Yeah, swivels and sheets won't work very well, and even if you forced it so it did fit, you'd see a load of threads punched through your sheets wouldn't you. Not particularly waterproof that.

Splayed temporary roofs do certainly come with their difficulties though and I've only found two reliable ways round it.

1. All the beams go in the same orientation and are supported off ring beams.

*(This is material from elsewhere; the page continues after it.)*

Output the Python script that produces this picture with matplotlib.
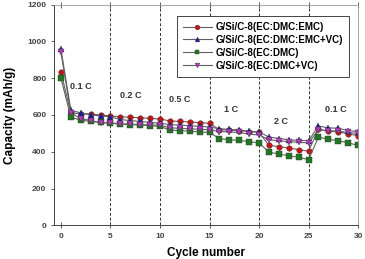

This increases the spans a bit, but does ensure the sheets fit nicely. You just have to stagger / step them so you cover everything you need and don't cover too much fresh air. Setting out the ring beams is also not fun as each beam technically goes in at a different height to keep the angle of the roof correct, but puncheons, shorter ring beams and suitable bracing works to fix this. Just needs a fair bit of thought.

2. Go bigger.

The roof over a roof solution is probably the most common and probably similar to what you've already got designed, but you essentially just put square roofs 'over' each other until you've covered the whole building. You'll either need to build a separate support scaffold outside the lower roof or cantilever over depending on the overlap and the angle of the building.

There's also a third method which is putting all three roofs in at the same height, then bridging beams or tubes between the two edge roof beams to fill in the triangular gaps. I've seen this a few times, but it's horrible to erect and even worse to waterproof.